Last, you notice the Policy is missing the section about complaints sent to vendors and third parties that are carrying out your institution’s activities – such as debit card processing or mortgage servicing. Your institution’s customers contact those third parties directly with their complaints, but your institution needs to be aware of them. First, you need to be aware of that definition of “complaint” that third-party is using. You can even require that they use your definition. Second, you need to ensure that the contract you have with this third-party requires them to report complaints to you in a timely manner, and you specify what “timely” means. You also specify in what manner the complaints come to your institution, and to whom. You insert the section about Complaints Sent to Third Parties, and immediately send the institution’s Vendor Management leader an email about reviewing the Vendor Management Program for this.
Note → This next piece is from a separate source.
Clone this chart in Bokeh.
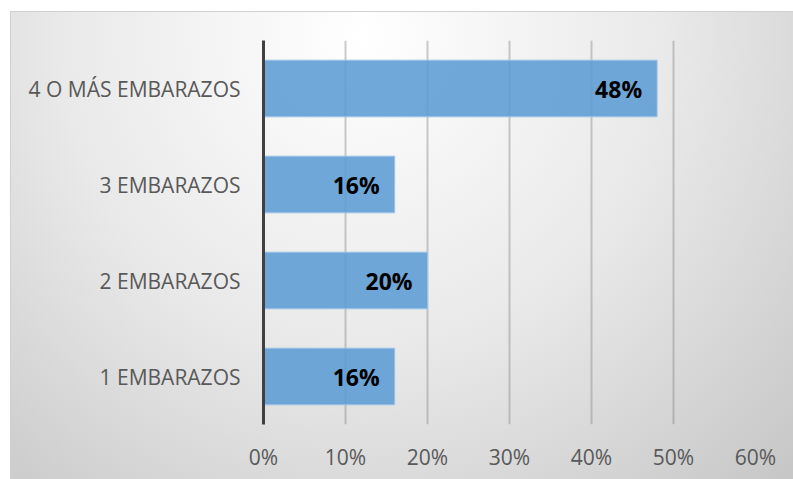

When you’re done, you will understand the source of the findings. You realize the changes to the Program are substantial and will involve changes to the complaints database and changes to training.
You quickly jump down to the version control section and summarize the changes you’ve made, along with a revision date.
In total you’ve invested three or four hours of your time updating the Complaints Management Policy. This is time well spent because it forms the backbone of your Program, and immediately addresses part of the audit or exam finding. You also have a lot of following up to do with the IT department and the Vendor Manager leader, and this shows how interconnected Complaints Management is with other areas of the institution.